++++ Data ++++

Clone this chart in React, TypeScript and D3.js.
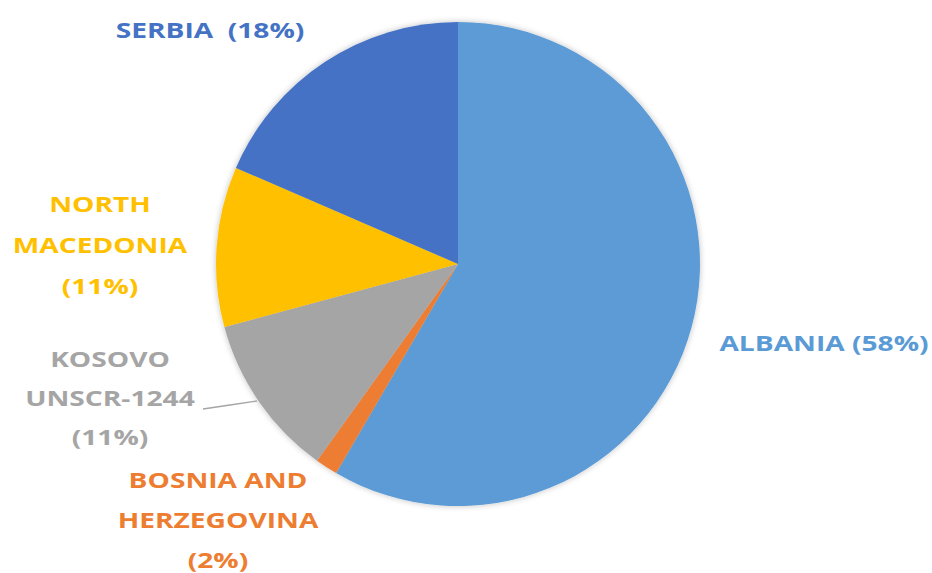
import React from "react";
import * as d3 from "d3";

const categories = ["ALBANIA", "BOSNIA AND HERZEGOVINA", "KOSOVO UNSCR-1244", "NORTH MACEDONIA", "SERBIA"];
const values = [58.4, 1.5, 10.9, 10.7, 18.5];
const percentLabels = ["58%", "2%", "11%", "11%", "18%"];
const labelLines: string[][] = [
  ["ALBANIA (58%)"],
  ["BOSNIA AND", "HERZEGOVINA", "(2%)"],
  ["KOSOVO", "UNSCR-1244", "(11%)"],
  ["NORTH", "MACEDONIA", "(11%)"],
  ["SERBIA\u00A0 (18%)"],
];
const colors = ["#5B9BD5", "#ED7D31", "#A5A5A5", "#FFC000", "#4472C4"];

// label placement (layout, not data)
const labelPos = [
  { x: 824, y: 343, gap: 40 },
  { x: 218, y: 480, gap: 40 },
  { x: 110, y: 359, gap: 39 },
  { x: 100, y: 204, gap: 41 },
  { x: 210, y: 30, gap: 40 },
];

const W = 932, H = 573;
const cx = 458, cy = 264, R = 242;
const SX = 1.28;

export default function App() {
  const pie = d3.pie<number>().sort(null).value((d) => d)(values);
  const arc = d3.arc<d3.PieArcDatum<number>>().innerRadius(0).outerRadius(R);
  return (
    <svg width={W} height={H} style={{ position: "absolute", left: 0, top: 0 }}
      fontFamily="'Open Sans', sans-serif" fontWeight={700}>
      <defs>
        <filter id="sh" x="-20%" y="-20%" width="140%" height="140%">
          <feGaussianBlur in="SourceAlpha" stdDeviation="3" />
          <feComponentTransfer><feFuncA type="linear" slope="0.25" /></feComponentTransfer>
          <feMerge><feMergeNode /><feMergeNode in="SourceGraphic" /></feMerge>
        </filter>
      </defs>
      <rect width={W} height={H} fill="#fff" />
      <g transform={`translate(${cx},${cy})`} filter="url(#sh)">
        {pie.map((p, i) => (
          <path key={categories[i]} d={arc(p) || ""} fill={colors[i]} />
        ))}
      </g>
      <polyline points="203,409 230,405 257,401" fill="none" stroke="#A5A5A5" strokeWidth={1.3} />
      {labelLines.map((lines, i) => (
        <g key={i} transform={`translate(${labelPos[i].x},${labelPos[i].y}) scale(${SX},1)`}>
          <text textAnchor="middle" fill={colors[i]} fontSize={22}>
            {lines.map((l, j) => (
              <tspan key={j} x={0} y={j * labelPos[i].gap} dy="0.35em">{l}</tspan>
            ))}
          </text>
        </g>
      ))}
    </svg>
  );
}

++++

Aim: Restate each line from the start of the listing through the line bearing "const SX = 1.28;" word for word. Drop the pictures.

Finished exercise:
Clone this chart in React, TypeScript and D3.js.
import React from "react";
import * as d3 from "d3";

const categories = ["ALBANIA", "BOSNIA AND HERZEGOVINA", "KOSOVO UNSCR-1244", "NORTH MACEDONIA", "SERBIA"];
const values = [58.4, 1.5, 10.9, 10.7, 18.5];
const percentLabels = ["58%", "2%", "11%", "11%", "18%"];
const labelLines: string[][] = [
  ["ALBANIA (58%)"],
  ["BOSNIA AND", "HERZEGOVINA", "(2%)"],
  ["KOSOVO", "UNSCR-1244", "(11%)"],
  ["NORTH", "MACEDONIA", "(11%)"],
  ["SERBIA\u00A0 (18%)"],
];
const colors = ["#5B9BD5", "#ED7D31", "#A5A5A5", "#FFC000", "#4472C4"];

// label placement (layout, not data)
const labelPos = [
  { x: 824, y: 343, gap: 40 },
  { x: 218, y: 480, gap: 40 },
  { x: 110, y: 359, gap: 39 },
  { x: 100, y: 204, gap: 41 },
  { x: 210, y: 30, gap: 40 },
];

const W = 932, H = 573;
const cx = 458, cy = 264, R = 242;
const SX = 1.28;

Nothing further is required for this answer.